It's your guilt making you feel that way. I don't think you have to come up with a lame excuse. I think you can just say, "Yes, he's circumcised. I allowed the culture in the US to pressure me into it and I do regret it a lot." People will probably drop the subject when they hear that.

Also, admitting that you regret it to your husband is probably important.


----------



## pokeyac (Apr 1, 2011)

It sounds like you need to forgive yourself for what happened. You can't go back, and you would probably make a different choice if you had the chance. If you are good with yourself, what other people think won't bother you. I think it's important for you to forgive yourself so that you won't feel embarrassed anymore and so that you don't pass on those bad feelings to your son. He should always feel good about his body.


----------



## Marcimama (Jan 6, 2007)

Hugs. I am sorry. I want to say that while you didn't want it, it happened and it is done with now. I would be aware of how you talk about your son's penis will likely effect how he feels and talks about it, or if he feels ashamed or embarrassed by it. We have one son who is and another who is not, I make sure to either not say anything or to only speak love and affirmation about both, we are in the US so in theory my intact son might have reason to feel embarrissment, It hasn't really ever come up with my sons, but it has with my mom and her apparent discust for his intactness, she acts weird bathing him and honestly I think she had never seen an intact penis before.
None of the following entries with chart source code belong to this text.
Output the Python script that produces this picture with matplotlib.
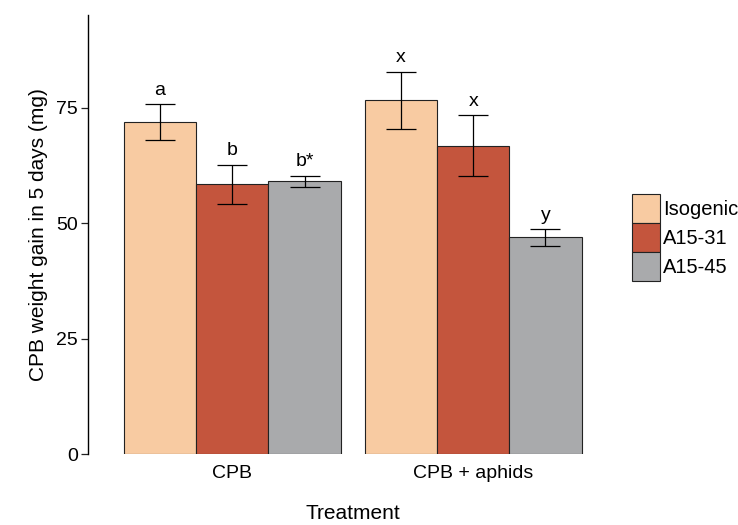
import matplotlib
matplotlib.use("Agg")
import matplotlib.pyplot as plt
import numpy as np

plt.rcParams.update({
    "font.family": ["Liberation Sans", "DejaVu Sans"],
    "font.size": 13,
})

treatments = ["CPB", "CPB + aphids"]
lines = ["Isogenic", "A15-31", "A15-45"]
means = {
    "Isogenic": [71.8, 76.6],
    "A15-31": [58.4, 66.7],
    "A15-45": [59.1, 46.9],
}
errs = {
    "Isogenic": [3.9, 6.2],
    "A15-31": [4.2, 6.6],
    "A15-45": [1.2, 1.8],
}
letters = {
    "Isogenic": ["a", "x"],
    "A15-31": ["b", "x"],
    "A15-45": ["b*", "y"],
}
colors = {"Isogenic": "#F8CBA2", "A15-31": "#C4553D", "A15-45": "#A9AAAC"}

fig = plt.figure(figsize=(7.38, 5.25), dpi=100)
ax = fig.add_axes([0.119, 0.135, 0.718, 0.836])

x = np.arange(1, len(treatments) + 1)
w = 0.3
for j, name in enumerate(lines):
    pos = x + (j - 1) * w
    ax.bar(pos, means[name], w, color=colors[name], edgecolor="#222222",
           linewidth=0.8, label=name, zorder=2)
    ax.errorbar(pos, means[name], yerr=errs[name], fmt="none", ecolor="black",
                elinewidth=0.9, capsize=11, capthick=0.9, zorder=3)
    for p, m, e, t in zip(pos, means[name], errs[name], letters[name]):
        ax.text(p, m + e + 1.2, t, ha="center", va="bottom", fontsize=14)

ax.set_xlim(0.4, 2.6)
ax.set_ylim(0, 95)
ax.set_yticks([0, 25, 50, 75])
ax.set_xticks(x)
ax.set_xticklabels(treatments)
ax.tick_params(axis="x", length=0, pad=8, labelsize=14)
ax.tick_params(axis="y", length=5, width=0.9, labelsize=14, pad=2, color="#222222")
for s in ["top", "right", "bottom"]:
    ax.spines[s].set_visible(False)
ax.spines["left"].set_linewidth(1.0)
ax.set_ylabel("CPB weight gain in 5 days (mg)", fontsize=15, labelpad=6)
ax.set_xlabel("Treatment", fontsize=15, labelpad=16)

ax.legend(loc="upper left", bbox_to_anchor=(632 / 738, 1 - 194 / 525),
          bbox_transform=fig.transFigure, frameon=False, fontsize=14.5,
          handlelength=1.4, handleheight=1.85, labelspacing=0.0,
          handletextpad=0.15, borderpad=0, borderaxespad=0)

fig.savefig("out.png", dpi=100)
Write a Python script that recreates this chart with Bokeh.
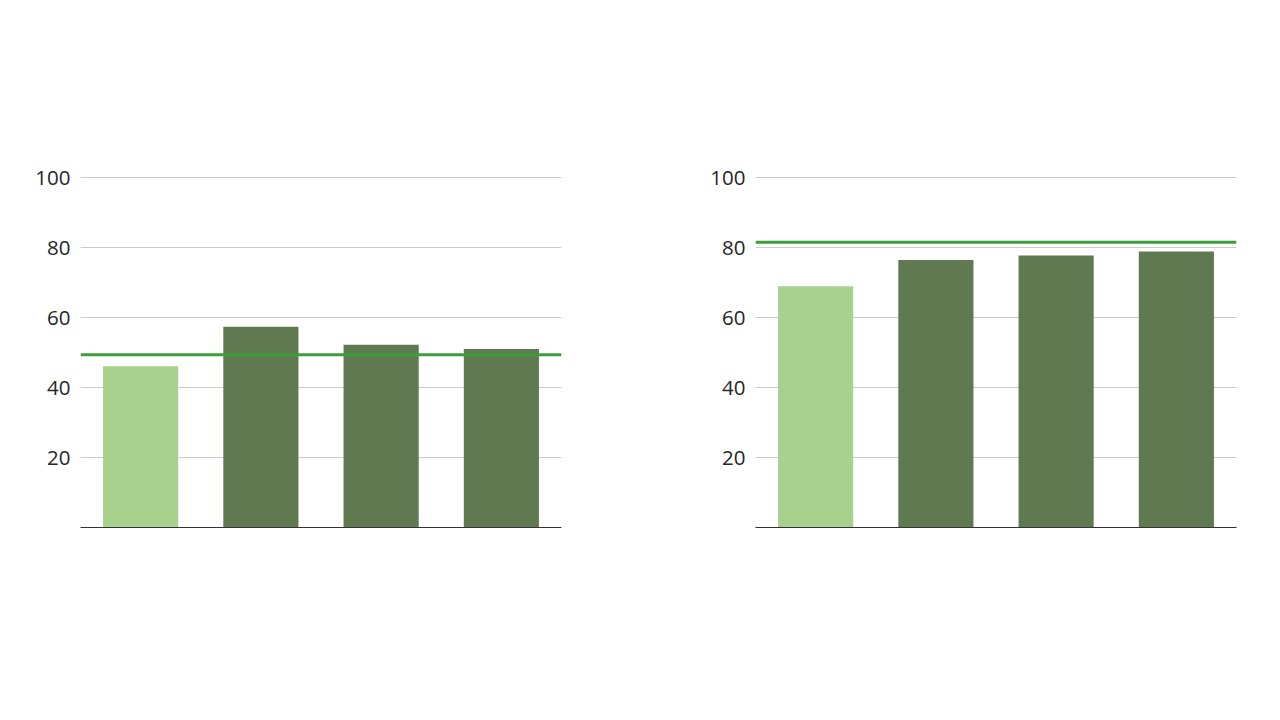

I wouldn't make excuses or even give reasoning, or talk negatively about it in his presence or allow others to do any of that either. It is a perfectly functional penis in all the basic ways and while it isn't the norm where you live it is still a "normal" one even with out the foreskin. I know others might disagree, but after the fact I wouldn't get hung up all it not being "normal" or in its original state... that is just unkind to a boy who has been circed. If others make comments I would state something like "Yep, we were in the US and I was talked into that, hind sight is 20/20... but it is over now..." I think people will understand that we make choices, not always our best desire gets done, but as parents we will all regret things and we don't need to feel shame or regret or allow our boys to feel that either.


----------